[begin Records]

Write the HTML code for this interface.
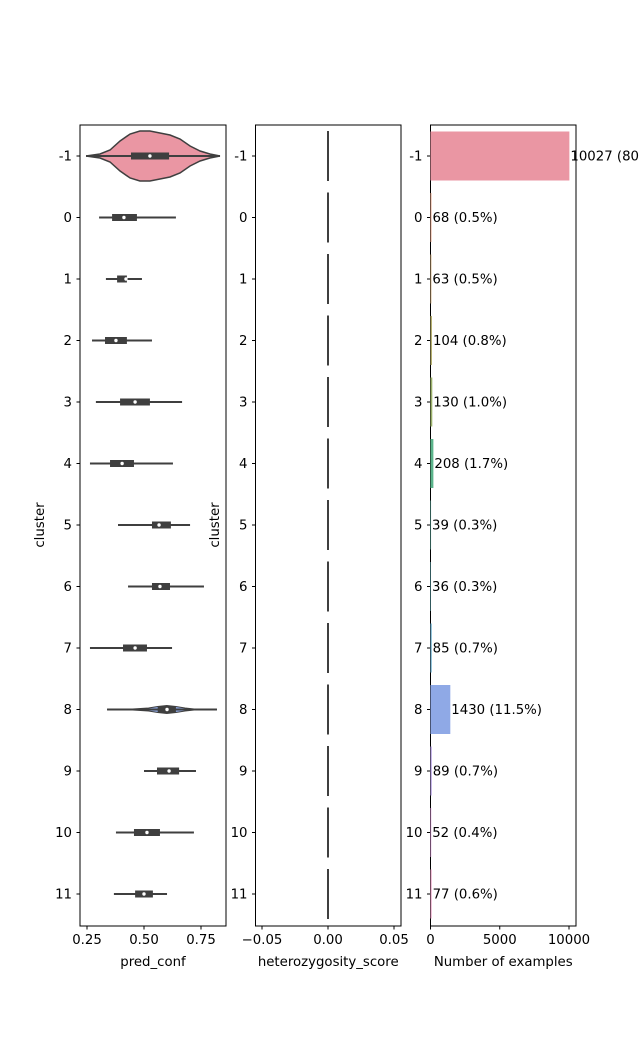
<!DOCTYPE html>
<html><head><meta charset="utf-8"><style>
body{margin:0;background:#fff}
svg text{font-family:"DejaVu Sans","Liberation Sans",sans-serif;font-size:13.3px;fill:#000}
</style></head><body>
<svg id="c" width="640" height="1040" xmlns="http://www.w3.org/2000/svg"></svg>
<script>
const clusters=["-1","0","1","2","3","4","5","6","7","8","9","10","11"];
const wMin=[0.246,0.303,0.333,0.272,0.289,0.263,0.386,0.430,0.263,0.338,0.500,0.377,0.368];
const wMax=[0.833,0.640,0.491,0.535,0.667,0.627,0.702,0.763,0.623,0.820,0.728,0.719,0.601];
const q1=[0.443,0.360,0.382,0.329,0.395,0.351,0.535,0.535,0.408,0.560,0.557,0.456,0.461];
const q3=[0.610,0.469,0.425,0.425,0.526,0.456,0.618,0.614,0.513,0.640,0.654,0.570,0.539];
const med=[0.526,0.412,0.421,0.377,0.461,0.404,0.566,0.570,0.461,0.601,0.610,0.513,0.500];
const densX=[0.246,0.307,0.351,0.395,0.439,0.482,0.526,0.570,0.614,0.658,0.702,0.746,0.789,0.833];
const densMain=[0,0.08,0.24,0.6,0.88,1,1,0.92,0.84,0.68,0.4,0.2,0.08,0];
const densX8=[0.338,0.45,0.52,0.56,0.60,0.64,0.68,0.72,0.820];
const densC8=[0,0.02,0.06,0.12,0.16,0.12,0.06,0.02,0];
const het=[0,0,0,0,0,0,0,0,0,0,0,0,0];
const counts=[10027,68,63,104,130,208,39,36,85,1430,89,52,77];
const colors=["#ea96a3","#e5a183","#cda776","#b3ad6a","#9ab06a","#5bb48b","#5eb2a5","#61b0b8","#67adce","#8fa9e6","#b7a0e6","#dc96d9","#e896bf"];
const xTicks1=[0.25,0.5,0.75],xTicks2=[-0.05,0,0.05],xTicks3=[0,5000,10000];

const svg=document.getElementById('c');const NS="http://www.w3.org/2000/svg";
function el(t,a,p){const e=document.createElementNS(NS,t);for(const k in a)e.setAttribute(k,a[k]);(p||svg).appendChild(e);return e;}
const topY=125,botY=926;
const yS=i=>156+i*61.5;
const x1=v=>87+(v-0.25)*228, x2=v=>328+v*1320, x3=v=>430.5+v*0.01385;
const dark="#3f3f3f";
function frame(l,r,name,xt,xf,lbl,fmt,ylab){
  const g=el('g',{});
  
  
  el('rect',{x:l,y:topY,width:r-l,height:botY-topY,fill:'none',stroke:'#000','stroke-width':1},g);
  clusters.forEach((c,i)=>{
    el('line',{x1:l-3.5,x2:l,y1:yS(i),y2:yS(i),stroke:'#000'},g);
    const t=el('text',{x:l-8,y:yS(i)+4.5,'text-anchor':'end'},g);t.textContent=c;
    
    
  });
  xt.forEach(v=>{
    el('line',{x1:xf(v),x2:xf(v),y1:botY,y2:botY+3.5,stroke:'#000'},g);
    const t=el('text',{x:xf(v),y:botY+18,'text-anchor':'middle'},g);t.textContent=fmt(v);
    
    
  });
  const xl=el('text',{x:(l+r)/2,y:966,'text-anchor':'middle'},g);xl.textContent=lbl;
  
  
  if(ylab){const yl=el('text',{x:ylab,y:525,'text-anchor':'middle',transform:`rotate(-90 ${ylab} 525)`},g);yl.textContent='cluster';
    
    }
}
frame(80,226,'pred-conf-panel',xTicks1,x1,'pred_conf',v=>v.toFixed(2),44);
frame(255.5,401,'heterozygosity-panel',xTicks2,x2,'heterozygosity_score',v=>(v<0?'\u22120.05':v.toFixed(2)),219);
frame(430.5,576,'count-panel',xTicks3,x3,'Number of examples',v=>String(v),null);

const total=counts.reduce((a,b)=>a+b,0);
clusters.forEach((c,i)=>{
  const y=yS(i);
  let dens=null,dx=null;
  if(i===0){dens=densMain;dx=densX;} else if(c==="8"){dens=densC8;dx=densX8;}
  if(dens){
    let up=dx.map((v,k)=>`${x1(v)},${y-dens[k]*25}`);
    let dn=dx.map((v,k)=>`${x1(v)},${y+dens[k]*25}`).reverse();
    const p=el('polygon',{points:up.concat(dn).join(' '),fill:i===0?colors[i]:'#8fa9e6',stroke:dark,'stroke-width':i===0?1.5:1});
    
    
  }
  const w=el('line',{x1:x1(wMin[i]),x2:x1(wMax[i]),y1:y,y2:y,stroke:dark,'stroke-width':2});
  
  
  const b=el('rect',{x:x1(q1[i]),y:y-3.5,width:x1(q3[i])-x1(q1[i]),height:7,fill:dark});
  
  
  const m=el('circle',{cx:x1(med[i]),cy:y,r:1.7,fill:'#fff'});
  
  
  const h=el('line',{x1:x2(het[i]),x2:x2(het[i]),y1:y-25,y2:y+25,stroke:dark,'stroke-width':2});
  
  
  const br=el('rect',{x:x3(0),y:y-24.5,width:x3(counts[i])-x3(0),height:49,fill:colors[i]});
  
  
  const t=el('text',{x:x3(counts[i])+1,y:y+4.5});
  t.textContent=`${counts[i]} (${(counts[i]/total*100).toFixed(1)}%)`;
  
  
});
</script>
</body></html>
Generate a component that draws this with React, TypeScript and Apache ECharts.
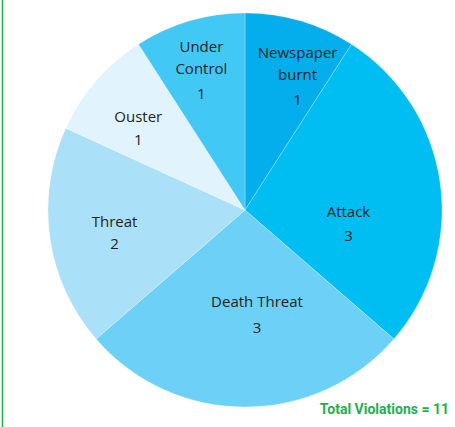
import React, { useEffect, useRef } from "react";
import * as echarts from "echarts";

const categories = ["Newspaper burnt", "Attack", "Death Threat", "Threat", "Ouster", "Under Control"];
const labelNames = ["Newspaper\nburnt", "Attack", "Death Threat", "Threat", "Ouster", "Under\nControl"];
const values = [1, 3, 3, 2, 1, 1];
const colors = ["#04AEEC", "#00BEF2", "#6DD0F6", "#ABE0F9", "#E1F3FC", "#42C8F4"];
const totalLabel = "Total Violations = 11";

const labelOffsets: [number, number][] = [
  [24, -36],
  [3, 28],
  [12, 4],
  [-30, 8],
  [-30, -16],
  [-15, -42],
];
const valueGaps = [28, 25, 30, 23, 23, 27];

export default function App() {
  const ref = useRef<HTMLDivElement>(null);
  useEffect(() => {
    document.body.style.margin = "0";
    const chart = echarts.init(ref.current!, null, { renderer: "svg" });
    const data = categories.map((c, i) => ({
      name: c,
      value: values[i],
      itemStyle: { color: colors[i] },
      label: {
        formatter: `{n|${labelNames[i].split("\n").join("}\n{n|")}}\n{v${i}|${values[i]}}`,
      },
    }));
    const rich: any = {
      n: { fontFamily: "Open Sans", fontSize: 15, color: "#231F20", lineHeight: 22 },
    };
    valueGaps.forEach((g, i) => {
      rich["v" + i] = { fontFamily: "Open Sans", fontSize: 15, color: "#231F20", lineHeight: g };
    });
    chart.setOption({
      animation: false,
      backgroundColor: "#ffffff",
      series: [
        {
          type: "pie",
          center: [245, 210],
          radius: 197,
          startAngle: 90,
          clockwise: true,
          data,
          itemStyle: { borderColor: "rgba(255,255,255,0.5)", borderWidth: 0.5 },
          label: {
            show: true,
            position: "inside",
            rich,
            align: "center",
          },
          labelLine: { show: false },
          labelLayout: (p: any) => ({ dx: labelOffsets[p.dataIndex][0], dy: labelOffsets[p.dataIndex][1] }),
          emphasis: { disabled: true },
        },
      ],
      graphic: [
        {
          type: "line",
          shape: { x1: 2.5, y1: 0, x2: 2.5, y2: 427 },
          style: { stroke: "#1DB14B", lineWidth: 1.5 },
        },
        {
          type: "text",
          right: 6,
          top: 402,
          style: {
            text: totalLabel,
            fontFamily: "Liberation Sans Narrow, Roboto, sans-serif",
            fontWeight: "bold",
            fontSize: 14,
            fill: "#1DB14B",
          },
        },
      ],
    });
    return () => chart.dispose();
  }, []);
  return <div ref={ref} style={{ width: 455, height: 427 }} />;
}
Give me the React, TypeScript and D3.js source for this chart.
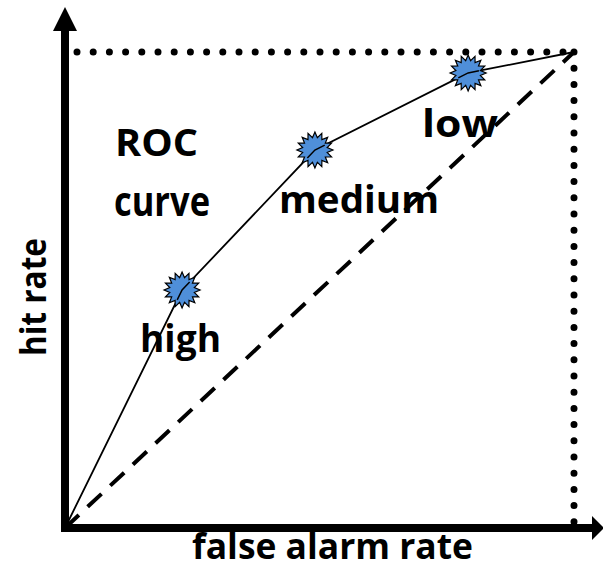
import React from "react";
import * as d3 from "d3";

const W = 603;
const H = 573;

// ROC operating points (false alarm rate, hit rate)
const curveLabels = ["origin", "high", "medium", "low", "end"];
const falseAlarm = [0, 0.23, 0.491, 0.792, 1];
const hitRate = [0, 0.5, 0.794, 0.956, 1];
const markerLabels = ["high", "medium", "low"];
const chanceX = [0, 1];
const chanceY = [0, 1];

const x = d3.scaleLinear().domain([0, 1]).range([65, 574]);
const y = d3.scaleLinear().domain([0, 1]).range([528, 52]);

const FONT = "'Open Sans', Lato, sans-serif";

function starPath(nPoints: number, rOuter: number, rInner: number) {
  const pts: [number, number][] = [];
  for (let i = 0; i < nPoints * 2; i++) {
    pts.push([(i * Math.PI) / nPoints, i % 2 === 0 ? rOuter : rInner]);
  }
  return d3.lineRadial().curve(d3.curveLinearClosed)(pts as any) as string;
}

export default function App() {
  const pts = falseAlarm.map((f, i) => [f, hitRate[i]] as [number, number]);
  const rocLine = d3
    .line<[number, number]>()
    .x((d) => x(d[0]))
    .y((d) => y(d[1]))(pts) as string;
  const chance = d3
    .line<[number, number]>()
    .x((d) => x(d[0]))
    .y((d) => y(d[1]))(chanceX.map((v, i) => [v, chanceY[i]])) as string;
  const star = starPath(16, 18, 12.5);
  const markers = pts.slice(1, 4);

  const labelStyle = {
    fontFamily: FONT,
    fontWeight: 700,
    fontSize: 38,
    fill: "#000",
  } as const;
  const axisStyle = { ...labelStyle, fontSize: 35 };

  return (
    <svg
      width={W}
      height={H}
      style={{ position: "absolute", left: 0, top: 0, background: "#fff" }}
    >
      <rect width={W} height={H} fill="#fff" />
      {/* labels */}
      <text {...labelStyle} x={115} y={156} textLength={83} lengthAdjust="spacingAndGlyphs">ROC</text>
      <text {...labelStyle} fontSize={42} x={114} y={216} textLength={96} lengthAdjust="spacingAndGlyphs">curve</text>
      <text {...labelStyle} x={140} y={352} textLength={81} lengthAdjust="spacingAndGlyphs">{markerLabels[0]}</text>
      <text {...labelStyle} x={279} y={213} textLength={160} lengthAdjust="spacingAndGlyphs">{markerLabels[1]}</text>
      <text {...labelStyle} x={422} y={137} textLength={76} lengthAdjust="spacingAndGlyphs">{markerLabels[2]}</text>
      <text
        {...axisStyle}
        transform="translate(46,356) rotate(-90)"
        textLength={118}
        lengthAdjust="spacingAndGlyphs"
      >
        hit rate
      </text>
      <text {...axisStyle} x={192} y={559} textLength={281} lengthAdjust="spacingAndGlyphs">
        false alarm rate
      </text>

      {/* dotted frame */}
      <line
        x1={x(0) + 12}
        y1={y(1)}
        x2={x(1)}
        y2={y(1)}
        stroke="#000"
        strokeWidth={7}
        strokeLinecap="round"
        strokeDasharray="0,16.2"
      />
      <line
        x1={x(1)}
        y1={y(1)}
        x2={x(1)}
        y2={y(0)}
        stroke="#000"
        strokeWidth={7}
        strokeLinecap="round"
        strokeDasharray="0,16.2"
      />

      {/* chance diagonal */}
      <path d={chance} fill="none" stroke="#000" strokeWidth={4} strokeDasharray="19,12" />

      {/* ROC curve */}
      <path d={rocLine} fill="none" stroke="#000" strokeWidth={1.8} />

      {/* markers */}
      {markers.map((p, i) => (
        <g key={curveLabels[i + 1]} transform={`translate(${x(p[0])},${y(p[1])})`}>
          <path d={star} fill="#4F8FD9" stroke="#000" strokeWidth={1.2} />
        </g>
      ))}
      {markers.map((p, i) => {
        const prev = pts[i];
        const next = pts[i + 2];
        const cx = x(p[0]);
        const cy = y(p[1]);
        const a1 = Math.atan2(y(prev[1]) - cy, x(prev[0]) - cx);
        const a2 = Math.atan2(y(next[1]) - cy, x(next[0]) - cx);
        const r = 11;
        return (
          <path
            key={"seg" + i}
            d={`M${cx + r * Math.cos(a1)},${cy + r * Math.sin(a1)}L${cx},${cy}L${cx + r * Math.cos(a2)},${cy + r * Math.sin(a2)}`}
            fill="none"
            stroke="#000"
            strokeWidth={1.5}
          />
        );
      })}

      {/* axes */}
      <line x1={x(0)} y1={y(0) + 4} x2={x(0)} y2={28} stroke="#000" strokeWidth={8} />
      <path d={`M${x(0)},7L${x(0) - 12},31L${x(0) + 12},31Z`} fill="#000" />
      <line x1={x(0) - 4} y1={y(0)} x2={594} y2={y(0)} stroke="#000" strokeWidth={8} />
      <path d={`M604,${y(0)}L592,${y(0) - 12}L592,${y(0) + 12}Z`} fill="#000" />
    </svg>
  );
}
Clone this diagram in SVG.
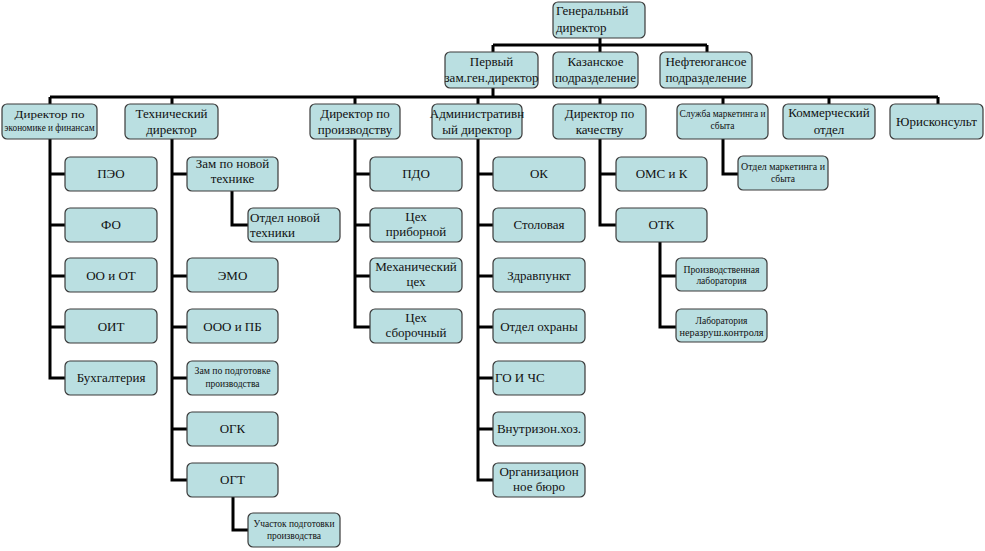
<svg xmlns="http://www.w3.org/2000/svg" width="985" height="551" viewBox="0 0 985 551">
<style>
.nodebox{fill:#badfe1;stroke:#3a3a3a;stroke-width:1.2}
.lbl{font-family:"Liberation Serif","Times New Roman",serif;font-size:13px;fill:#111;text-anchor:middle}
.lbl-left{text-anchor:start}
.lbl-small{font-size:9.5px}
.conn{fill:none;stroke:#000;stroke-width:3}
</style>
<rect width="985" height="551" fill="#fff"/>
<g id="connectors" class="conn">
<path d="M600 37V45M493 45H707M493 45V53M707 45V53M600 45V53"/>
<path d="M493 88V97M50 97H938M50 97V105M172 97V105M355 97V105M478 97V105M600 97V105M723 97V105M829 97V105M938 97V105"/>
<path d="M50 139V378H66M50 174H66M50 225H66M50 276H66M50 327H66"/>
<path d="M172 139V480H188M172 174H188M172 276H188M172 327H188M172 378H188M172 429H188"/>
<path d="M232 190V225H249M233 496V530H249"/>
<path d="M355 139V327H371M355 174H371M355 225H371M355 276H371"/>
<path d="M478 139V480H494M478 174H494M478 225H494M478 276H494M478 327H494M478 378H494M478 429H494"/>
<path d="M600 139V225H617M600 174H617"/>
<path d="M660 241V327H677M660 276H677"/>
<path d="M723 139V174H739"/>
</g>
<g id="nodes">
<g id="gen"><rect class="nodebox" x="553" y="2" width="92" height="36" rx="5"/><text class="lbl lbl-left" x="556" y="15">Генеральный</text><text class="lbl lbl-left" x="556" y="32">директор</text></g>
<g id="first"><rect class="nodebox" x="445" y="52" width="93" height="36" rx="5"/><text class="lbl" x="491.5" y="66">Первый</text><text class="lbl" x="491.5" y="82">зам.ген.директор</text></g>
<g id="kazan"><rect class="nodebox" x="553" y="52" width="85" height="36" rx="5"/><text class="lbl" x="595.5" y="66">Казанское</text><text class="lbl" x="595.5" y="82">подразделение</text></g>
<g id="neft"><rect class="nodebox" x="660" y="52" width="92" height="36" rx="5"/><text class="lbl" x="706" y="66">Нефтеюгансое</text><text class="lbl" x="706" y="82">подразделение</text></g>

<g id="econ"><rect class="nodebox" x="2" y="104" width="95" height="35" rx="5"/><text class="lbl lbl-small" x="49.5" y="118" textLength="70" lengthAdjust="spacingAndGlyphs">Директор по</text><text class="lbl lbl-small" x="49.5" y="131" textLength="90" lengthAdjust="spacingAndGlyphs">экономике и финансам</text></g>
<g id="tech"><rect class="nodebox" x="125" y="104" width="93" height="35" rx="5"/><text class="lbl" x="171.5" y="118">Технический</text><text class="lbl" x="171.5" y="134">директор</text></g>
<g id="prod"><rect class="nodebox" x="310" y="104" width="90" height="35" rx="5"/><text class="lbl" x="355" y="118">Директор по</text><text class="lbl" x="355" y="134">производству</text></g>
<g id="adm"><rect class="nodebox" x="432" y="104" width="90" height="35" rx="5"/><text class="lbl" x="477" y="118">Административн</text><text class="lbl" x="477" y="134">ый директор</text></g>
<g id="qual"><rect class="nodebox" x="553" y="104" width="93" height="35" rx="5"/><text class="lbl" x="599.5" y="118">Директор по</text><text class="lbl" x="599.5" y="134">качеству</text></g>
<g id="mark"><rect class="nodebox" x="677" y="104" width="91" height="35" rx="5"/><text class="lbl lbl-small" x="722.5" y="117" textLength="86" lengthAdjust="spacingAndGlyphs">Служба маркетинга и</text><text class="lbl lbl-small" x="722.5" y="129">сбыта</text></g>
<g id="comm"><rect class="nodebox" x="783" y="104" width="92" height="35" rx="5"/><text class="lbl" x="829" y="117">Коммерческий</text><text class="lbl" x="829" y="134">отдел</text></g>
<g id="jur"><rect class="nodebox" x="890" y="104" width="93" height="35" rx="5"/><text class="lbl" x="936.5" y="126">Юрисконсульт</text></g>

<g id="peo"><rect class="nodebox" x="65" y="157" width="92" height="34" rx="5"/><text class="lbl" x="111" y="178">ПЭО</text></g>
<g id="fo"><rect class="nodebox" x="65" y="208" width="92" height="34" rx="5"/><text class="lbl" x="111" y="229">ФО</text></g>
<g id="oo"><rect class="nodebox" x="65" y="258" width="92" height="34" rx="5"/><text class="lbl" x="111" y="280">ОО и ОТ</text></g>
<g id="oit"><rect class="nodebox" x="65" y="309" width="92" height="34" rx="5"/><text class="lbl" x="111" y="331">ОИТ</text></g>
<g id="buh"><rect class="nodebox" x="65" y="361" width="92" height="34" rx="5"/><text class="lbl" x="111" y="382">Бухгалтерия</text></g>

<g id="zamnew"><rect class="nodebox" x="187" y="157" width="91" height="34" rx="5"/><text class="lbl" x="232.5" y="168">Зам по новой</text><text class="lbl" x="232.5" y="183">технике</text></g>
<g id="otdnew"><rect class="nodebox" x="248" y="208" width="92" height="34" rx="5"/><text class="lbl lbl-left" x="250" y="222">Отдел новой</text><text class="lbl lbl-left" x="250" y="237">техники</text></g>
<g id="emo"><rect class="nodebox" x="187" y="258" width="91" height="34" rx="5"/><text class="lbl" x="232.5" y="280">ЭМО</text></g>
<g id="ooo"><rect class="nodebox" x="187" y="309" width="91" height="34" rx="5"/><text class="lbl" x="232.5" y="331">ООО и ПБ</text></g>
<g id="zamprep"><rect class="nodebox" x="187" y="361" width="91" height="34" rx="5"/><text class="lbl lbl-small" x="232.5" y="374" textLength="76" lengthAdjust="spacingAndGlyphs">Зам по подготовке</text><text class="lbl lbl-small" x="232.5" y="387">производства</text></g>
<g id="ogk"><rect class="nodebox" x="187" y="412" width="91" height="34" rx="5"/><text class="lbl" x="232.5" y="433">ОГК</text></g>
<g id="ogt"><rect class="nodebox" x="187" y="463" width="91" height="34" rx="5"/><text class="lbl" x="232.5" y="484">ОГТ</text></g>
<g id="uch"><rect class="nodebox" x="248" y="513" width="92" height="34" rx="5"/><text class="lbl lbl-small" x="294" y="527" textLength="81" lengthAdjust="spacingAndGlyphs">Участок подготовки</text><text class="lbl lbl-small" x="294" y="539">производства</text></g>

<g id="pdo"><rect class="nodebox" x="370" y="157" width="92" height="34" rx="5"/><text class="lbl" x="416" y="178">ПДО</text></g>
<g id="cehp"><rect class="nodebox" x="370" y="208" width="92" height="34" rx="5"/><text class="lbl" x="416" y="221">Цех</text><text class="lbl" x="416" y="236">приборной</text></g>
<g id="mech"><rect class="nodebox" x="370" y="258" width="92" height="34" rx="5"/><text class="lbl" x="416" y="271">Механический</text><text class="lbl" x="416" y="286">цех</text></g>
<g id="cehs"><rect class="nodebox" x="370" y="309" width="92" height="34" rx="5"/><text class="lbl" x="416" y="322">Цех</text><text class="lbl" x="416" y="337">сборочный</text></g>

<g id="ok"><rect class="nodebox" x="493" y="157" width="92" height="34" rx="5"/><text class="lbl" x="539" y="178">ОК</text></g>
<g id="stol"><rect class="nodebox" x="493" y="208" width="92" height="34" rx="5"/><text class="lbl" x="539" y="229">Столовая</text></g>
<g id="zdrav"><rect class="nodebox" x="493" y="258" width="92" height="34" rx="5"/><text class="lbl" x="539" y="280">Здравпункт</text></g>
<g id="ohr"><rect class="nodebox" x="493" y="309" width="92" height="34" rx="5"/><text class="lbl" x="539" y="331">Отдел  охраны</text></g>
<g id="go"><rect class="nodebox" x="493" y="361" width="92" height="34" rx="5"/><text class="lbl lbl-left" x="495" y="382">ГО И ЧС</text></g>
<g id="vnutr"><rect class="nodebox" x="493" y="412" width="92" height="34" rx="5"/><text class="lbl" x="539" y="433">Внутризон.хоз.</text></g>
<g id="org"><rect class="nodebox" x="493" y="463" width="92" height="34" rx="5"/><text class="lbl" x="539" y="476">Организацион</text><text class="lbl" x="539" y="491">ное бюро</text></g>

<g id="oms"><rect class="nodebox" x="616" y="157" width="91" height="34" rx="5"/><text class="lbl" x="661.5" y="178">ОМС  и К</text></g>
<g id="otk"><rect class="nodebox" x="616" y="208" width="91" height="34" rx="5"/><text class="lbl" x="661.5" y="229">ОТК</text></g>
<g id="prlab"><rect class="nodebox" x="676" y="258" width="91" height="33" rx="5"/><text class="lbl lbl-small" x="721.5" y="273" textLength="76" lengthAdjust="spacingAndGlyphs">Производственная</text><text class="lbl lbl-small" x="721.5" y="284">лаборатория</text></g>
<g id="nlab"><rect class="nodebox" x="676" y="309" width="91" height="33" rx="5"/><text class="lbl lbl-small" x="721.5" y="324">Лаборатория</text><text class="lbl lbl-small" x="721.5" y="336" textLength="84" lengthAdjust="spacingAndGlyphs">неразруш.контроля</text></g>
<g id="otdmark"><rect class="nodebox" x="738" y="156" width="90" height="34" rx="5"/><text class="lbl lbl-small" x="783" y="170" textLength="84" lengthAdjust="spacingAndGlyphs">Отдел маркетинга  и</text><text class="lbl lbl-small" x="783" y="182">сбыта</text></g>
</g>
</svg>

[end Records]

Directions
Copy the listing above exactly, but only from the line with "Generate a component" through the line with "const valueGaps = [28, 25, 30, 23, 23, 27];", including those two lines and excluding any picture.

Task output
Generate a component that draws this with React, TypeScript and Apache ECharts.
import React, { useEffect, useRef } from "react";
import * as echarts from "echarts";

const categories = ["Newspaper burnt", "Attack", "Death Threat", "Threat", "Ouster", "Under Control"];
const labelNames = ["Newspaper\nburnt", "Attack", "Death Threat", "Threat", "Ouster", "Under\nControl"];
const values = [1, 3, 3, 2, 1, 1];
const colors = ["#04AEEC", "#00BEF2", "#6DD0F6", "#ABE0F9", "#E1F3FC", "#42C8F4"];
const totalLabel = "Total Violations = 11";

const labelOffsets: [number, number][] = [
  [24, -36],
  [3, 28],
  [12, 4],
  [-30, 8],
  [-30, -16],
  [-15, -42],
];
const valueGaps = [28, 25, 30, 23, 23, 27];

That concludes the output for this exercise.